▶ [TASK INSTRUCTIONS]: Please report every line from the material that contains the word "page".
▼▼▼
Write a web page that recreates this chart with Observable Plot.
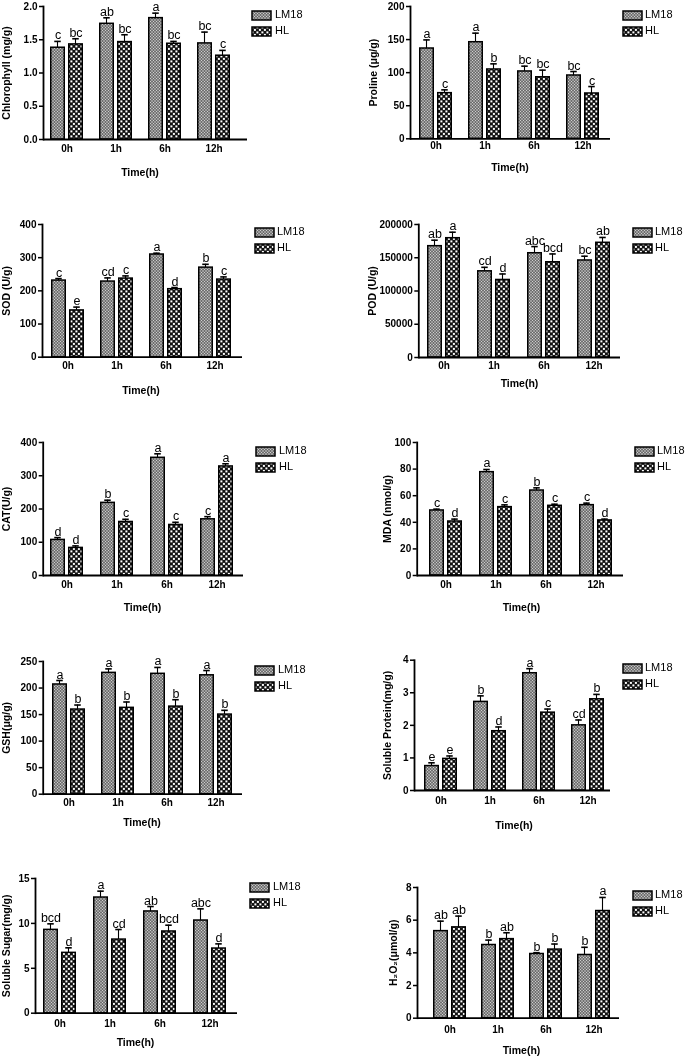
<!DOCTYPE html>
<html>
<head>
<meta charset="utf-8">
<script src="https://cdn.jsdelivr.net/npm/d3@7"></script>
<script src="https://cdn.jsdelivr.net/npm/@observablehq/plot@0.6"></script>
<style>
  html, body { margin: 0; padding: 0; background: #fff; }
  #page { position: relative; width: 685px; height: 1057px; overflow: hidden; background: #fff; font-family: "Liberation Sans", Arial, sans-serif; }
  .panel { position: absolute; will-change: transform; }
  .leg { position: absolute; font-size: 11px; color: #000; line-height: 11px; white-space: nowrap; }
</style>
</head>
<body>
<svg width="0" height="0" style="position:absolute">
  <defs>
    <pattern id="patLM18" width="3" height="3" patternUnits="userSpaceOnUse">
      <rect width="3" height="3" fill="#8a8a8a"/>
      <rect width="1" height="1" fill="#d0d0d0"/>
      <rect x="1.5" y="1.5" width="1" height="1" fill="#cfcfcf"/>
      <rect x="1.5" y="0" width="1" height="1" fill="#555"/>
      <rect x="0" y="1.5" width="1" height="1" fill="#555"/>
    </pattern>
    <pattern id="patHL" width="5" height="5" patternUnits="userSpaceOnUse">
      <rect width="5" height="5" fill="#111"/>
      <rect x="0.4" y="0.4" width="2" height="2" fill="#fff"/>
      <rect x="2.9" y="2.9" width="2" height="2" fill="#fff"/>
    </pattern>
  </defs>
</svg>
<div id="page"></div>
<script>
// ---------- data ----------
const times = ["0h", "1h", "6h", "12h"];
const genotypes = ["LM18", "HL"];

const chlLM18 = [1.38, 1.74, 1.825, 1.445];
const chlLM18SE = [0.095, 0.09, 0.075, 0.17];
const chlHL = [1.43, 1.465, 1.44, 1.26];
const chlHLSE = [0.085, 0.11, 0.035, 0.08];
const chlLM18Letters = ["c", "ab", "a", "bc"];
const chlHLLetters = ["bc", "bc", "bc", "c"];
const chlTicks = [0, 0.5, 1.0, 1.5, 2.0];

const proLM18 = [136.5, 146, 101.8, 95.7];
const proLM18SE = [13, 13.7, 8, 6];
const proHL = [69, 104.8, 93, 68.5];
const proHLSE = [5, 8.5, 10.8, 10.5];
const proLM18Letters = ["a", "a", "bc", "bc"];
const proHLLetters = ["c", "b", "bc", "c"];
const proTicks = [0, 50, 100, 150, 200];

const sodLM18 = [231, 228, 309.5, 270];
const sodLM18SE = [6, 11, 4, 10];
const sodHL = [141, 237, 205, 234];
const sodHLSE = [10, 8, 5, 8];
const sodLM18Letters = ["c", "cd", "a", "b"];
const sodHLLetters = ["e", "c", "d", "c"];
const sodTicks = [0, 100, 200, 300, 400];

const podLM18 = [167400, 129600, 156800, 145900];
const podLM18SE = [9000, 6000, 10000, 6400];
const podHL = [179400, 116600, 143200, 172500];
const podHLSE = [9000, 9000, 12500, 8000];
const podLM18Letters = ["ab", "cd", "abc", "bc"];
const podHLLetters = ["a", "d", "bcd", "ab"];
const podTicks = [0, 50000, 100000, 150000, 200000];

const catLM18 = [107, 218.5, 354, 169];
const catLM18SE = [7, 8, 12, 8];
const catHL = [83, 161, 152, 328];
const catHLSE = [6, 8, 8, 8];
const catLM18Letters = ["d", "b", "a", "c"];
const catHLLetters = ["d", "c", "c", "a"];
const catTicks = [0, 100, 200, 300, 400];

const mdaLM18 = [48.9, 77.7, 63.9, 52.9];
const mdaLM18SE = [1, 2, 2, 1.5];
const mdaHL = [40.6, 51.4, 52.4, 41.4];
const mdaHLSE = [1.8, 1.7, 1.2, 1];
const mdaLM18Letters = ["c", "a", "b", "c"];
const mdaHLLetters = ["d", "c", "c", "d"];
const mdaTicks = [0, 20, 40, 60, 80, 100];

const gshLM18 = [206.7, 228.6, 226.8, 224];
const gshLM18SE = [7.5, 7.5, 12, 9];
const gshHL = [159.5, 162.7, 165, 150];
const gshHLSE = [8.5, 11, 13, 8];
const gshLM18Letters = ["a", "a", "a", "a"];
const gshHLLetters = ["b", "b", "b", "b"];
const gshTicks = [0, 50, 100, 150, 200, 250];

const sprLM18 = [0.75, 2.72, 3.60, 2.0];
const sprLM18SE = [0.1, 0.185, 0.14, 0.165];
const sprHL = [0.97, 1.82, 2.39, 2.80];
const sprHLSE = [0.09, 0.13, 0.11, 0.15];
const sprLM18Letters = ["e", "b", "a", "cd"];
const sprHLLetters = ["e", "d", "c", "b"];
const sprTicks = [0, 1, 2, 3, 4];

const ssgLM18 = [9.28, 12.88, 11.33, 10.32];
const ssgLM18SE = [0.67, 0.71, 0.55, 1.3];
const ssgHL = [6.72, 8.2, 9.1, 7.2];
const ssgHLSE = [0.56, 1.12, 0.7, 0.52];
const ssgLM18Letters = ["bcd", "a", "ab", "abc"];
const ssgHLLetters = ["d", "cd", "bcd", "d"];
const ssgTicks = [0, 5, 10, 15];

const h2oLM18 = [5.33, 4.48, 3.93, 3.87];
const h2oLM18SE = [0.61, 0.3, 0.08, 0.47];
const h2oHL = [5.56, 4.84, 4.20, 6.56];
const h2oHLSE = [0.69, 0.39, 0.34, 0.83];
const h2oLM18Letters = ["ab", "b", "b", "b"];
const h2oHLLetters = ["ab", "ab", "b", "a"];
const h2oTicks = [0, 2, 4, 6, 8];

// ---------- panel definitions (data refs + layout) ----------
const rowTop = [0, 200, 400, 620, 840];
const rowH = [200, 200, 220, 220, 217];

const panels = [
  {col: 0, row: 0, label: "Chlorophyll (mg/g)", lm: chlLM18, lmSE: chlLM18SE, hl: chlHL, hlSE: chlHLSE, lmL: chlLM18Letters, hlL: chlHLLetters, ticks: chlTicks, fmt: ".1f",
   L: {axisX: 43, yTop: 6, y0: 139, xEnd: 247, r0: 48, r1: 231, timeY: 172, xOff: 5, labelX: 6, legX: 252, legY: 15, legT: 275}},
  {col: 1, row: 0, label: "Proline (\u03bcg/g)", lm: proLM18, lmSE: proLM18SE, hl: proHL, hlSE: proHLSE, lmL: proLM18Letters, hlL: proHLLetters, ticks: proTicks, fmt: "d",
   L: {axisX: 410, yTop: 6, y0: 138.3, xEnd: 610, r0: 419, r1: 600, timeY: 167, xOff: 3.5, labelX: 373, legX: 623, legY: 15, legT: 645}},
  {col: 0, row: 1, label: "SOD (U/g)", lm: sodLM18, lmSE: sodLM18SE, hl: sodHL, hlSE: sodHLSE, lmL: sodLM18Letters, hlL: sodHLLetters, ticks: sodTicks, fmt: "d",
   L: {axisX: 42, yTop: 224, y0: 356.7, xEnd: 242, r0: 49, r1: 232, timeY: 390, xOff: 5, labelX: 6, legX: 255, legY: 232, legT: 277}},
  {col: 1, row: 1, label: "POD (U/g)", lm: podLM18, lmSE: podLM18SE, hl: podHL, hlSE: podHLSE, lmL: podLM18Letters, hlL: podHLLetters, ticks: podTicks, fmt: "d",
   L: {axisX: 418.3, yTop: 224, y0: 357, xEnd: 620, r0: 427, r1: 611, timeY: 383, xOff: 4.7, labelX: 372.5, legX: 633, legY: 232, legT: 655}},
  {col: 0, row: 2, label: "CAT(U/g)", lm: catLM18, lmSE: catLM18SE, hl: catHL, hlSE: catHLSE, lmL: catLM18Letters, hlL: catHLLetters, ticks: catTicks, fmt: "d",
   L: {axisX: 42.7, yTop: 442, y0: 575, xEnd: 243, r0: 50, r1: 234, timeY: 607, xOff: 5, labelX: 6, legX: 256, legY: 451, legT: 279}},
  {col: 1, row: 2, label: "MDA (nmol/g)", lm: mdaLM18, lmSE: mdaLM18SE, hl: mdaHL, hlSE: mdaHLSE, lmL: mdaLM18Letters, hlL: mdaHLLetters, ticks: mdaTicks, fmt: "d",
   L: {axisX: 416.7, yTop: 442, y0: 575, xEnd: 623, r0: 429, r1: 613, timeY: 607, xOff: 5, labelX: 387, legX: 635, legY: 451, legT: 657}},
  {col: 0, row: 3, label: "GSH(\u03bcg/g)", lm: gshLM18, lmSE: gshLM18SE, hl: gshHL, hlSE: gshHLSE, lmL: gshLM18Letters, hlL: gshHLLetters, ticks: gshTicks, fmt: "d",
   L: {axisX: 42.7, yTop: 661, y0: 793.7, xEnd: 242, r0: 50, r1: 233, timeY: 822, xOff: 5, labelX: 6, legX: 255, legY: 670, legT: 278}},
  {col: 1, row: 3, label: "Soluble Protein(mg/g)", lm: sprLM18, lmSE: sprLM18SE, hl: sprHL, hlSE: sprHLSE, lmL: sprLM18Letters, hlL: sprHLLetters, ticks: sprTicks, fmt: "d",
   L: {axisX: 414, yTop: 659.7, y0: 790, xEnd: 610, r0: 422, r1: 605, timeY: 825, xOff: 6.7, labelX: 387, legX: 623, legY: 668, legT: 645}},
  {col: 0, row: 4, label: "Soluble Sugar(mg/g)", lm: ssgLM18, lmSE: ssgLM18SE, hl: ssgHL, hlSE: ssgHLSE, lmL: ssgLM18Letters, hlL: ssgHLLetters, ticks: ssgTicks, fmt: "d",
   L: {axisX: 35, yTop: 878, y0: 1012.7, xEnd: 237, r0: 43, r1: 227, timeY: 1042, xOff: 6.3, labelX: 6, legX: 250, legY: 887, legT: 273}},
  {col: 1, row: 4, label: "H\u2082O\u2082(\u03bcmol/g)", lm: h2oLM18, lmSE: h2oLM18SE, hl: h2oHL, hlSE: h2oHLSE, lmL: h2oLM18Letters, hlL: h2oHLLetters, ticks: h2oTicks, fmt: "d",
   L: {axisX: 417, yTop: 887, y0: 1017.7, xEnd: 619, r0: 431, r1: 611, timeY: 1050, xOff: 7.6, labelX: 393.5, legX: 633, legY: 895, legT: 655}}
];

const fills = {LM18: "url(#patLM18)", HL: "url(#patHL)"};
const barW = 15.5, gap = 2.5;
const bw = 2 * barW + gap;
const capW = 7;
const page = document.getElementById("page");

for (const p of panels) {
  const L = p.L;
  const colX = p.col ? 340 : 0;
  const W = p.col ? 345 : 340;
  const top = rowTop[p.row], H = rowH[p.row];
  const step = (L.r1 - L.r0 - bw) / (times.length - 1);
  const pi = 1 - bw / step;

  const rows = times.flatMap((t, i) => [
    {time: t, geno: "LM18", v: p.lm[i], se: p.lmSE[i], letter: p.lmL[i]},
    {time: t, geno: "HL", v: p.hl[i], se: p.hlSE[i], letter: p.hlL[i]}
  ]);
  const lmRows = rows.filter(d => d.geno === "LM18");
  const hlRows = rows.filter(d => d.geno === "HL");

  const seriesMarks = (data, isLM) => {
    const c = isLM ? barW / 2 : bw - barW / 2; // bar centre within band
    return [
      Plot.barY(data, {x: "time", y1: "v", y2: d => d.v + d.se, fill: "#000",
        insetLeft: c - 0.8, insetRight: bw - c - 0.8}),
      Plot.tickY(data, {x: "time", y: d => d.v + d.se, stroke: "#000", strokeWidth: 1.6,
        insetLeft: c - capW / 2, insetRight: bw - c - capW / 2}),
      Plot.barY(data, {x: "time", y: "v", fill: fills[data[0].geno], stroke: "#000", strokeWidth: 1.5,
        insetLeft: isLM ? 0.75 : bw - barW + 0.75, insetRight: isLM ? bw - barW + 0.75 : 0.75}),
      Plot.text(data, {x: "time", y: d => d.v + d.se, text: "letter", dx: c - bw / 2, dy: -2,
        lineAnchor: "bottom", fontSize: 12.5, fontWeight: "normal", fill: "#000"})
    ];
  };

  const frameMid = (L.axisX + L.xEnd) / 2;
  const barsMid = (L.r0 + L.r1) / 2;

  const svg = Plot.plot({
    width: W, height: H,
    marginLeft: L.axisX - colX,
    marginRight: colX + W - L.xEnd,
    marginTop: L.yTop - top,
    marginBottom: top + H - L.y0,
    style: {fontFamily: "'Liberation Sans', Arial, sans-serif", fontSize: "10px", fontWeight: "bold", color: "#000", background: "transparent", overflow: "visible"},
    x: {domain: times, range: [L.r0 - colX, L.r1 - colX], paddingInner: pi, paddingOuter: 0, tickSize: 0, tickPadding: L.xOff, label: null},
    y: {domain: [0, p.ticks[p.ticks.length - 1]], ticks: p.ticks, tickFormat: d3.format(p.fmt), tickSize: 4, tickPadding: 2, label: null, line: true},
    marks: [
      ...seriesMarks(lmRows, true),
      ...seriesMarks(hlRows, false),
      Plot.ruleY([0], {stroke: "#000", strokeWidth: 1.8}),
      Plot.text([p.label], {text: d => d, frameAnchor: "left", textAnchor: "middle", lineAnchor: "middle", rotate: -90, dx: L.labelX - L.axisX,
        fontSize: 10.5, fontWeight: "bold", fill: "#000"}),
      Plot.text(["Time(h)"], {text: d => d, frameAnchor: "bottom", lineAnchor: "middle", dy: L.timeY - L.y0, dx: barsMid - frameMid,
        fontSize: 10.5, fontWeight: "bold", fill: "#000"})
    ]
  });
  svg.querySelectorAll('[aria-label^="y-axis tick"] path, [aria-label^="y-axis tick"] line').forEach(e => e.setAttribute("stroke-width", 1.5));
  svg.querySelectorAll('[aria-label="frame"], [aria-label="y-axis line"], [aria-label="frame"] *').forEach(e => e.setAttribute("stroke-width", 1.8));

  const wrap = document.createElement("div");
  wrap.className = "panel";
  wrap.style.left = colX + "px";
  wrap.style.top = top + "px";
  wrap.appendChild(svg);
  page.appendChild(wrap);

  // legend (HTML, outside the SVG)
  genotypes.forEach((g, k) => {
    const cy = L.legY + k * 16;
    const sw = document.createElementNS("http://www.w3.org/2000/svg", "svg");
    sw.setAttribute("width", 21); sw.setAttribute("height", 11);
    sw.style.position = "absolute";
    sw.style.left = (L.legX - 1) + "px";
    sw.style.top = (cy - 5.5) + "px";
    const r = document.createElementNS("http://www.w3.org/2000/svg", "rect");
    r.setAttribute("x", 1); r.setAttribute("y", 1); r.setAttribute("width", 19); r.setAttribute("height", 9);
    r.setAttribute("fill", fills[g]); r.setAttribute("stroke", "#000"); r.setAttribute("stroke-width", 1.5);
    sw.appendChild(r);
    page.appendChild(sw);
    const t = document.createElement("div");
    t.className = "leg";
    t.textContent = g;
    t.style.left = L.legT + "px";
    t.style.top = (cy - 6) + "px";
    page.appendChild(t);
  });
}
</script>
</body>
</html>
▲▲▲
▶ [SOLUTION FOR THIS EXERCISE]:
Write a web page that recreates this chart with Observable Plot.
  #page { position: relative; width: 685px; height: 1057px; overflow: hidden; background: #fff; font-family: "Liberation Sans", Arial, sans-serif; }
<div id="page"></div>
const page = document.getElementById("page");
  page.appendChild(wrap);
    page.appendChild(sw);
    page.appendChild(t);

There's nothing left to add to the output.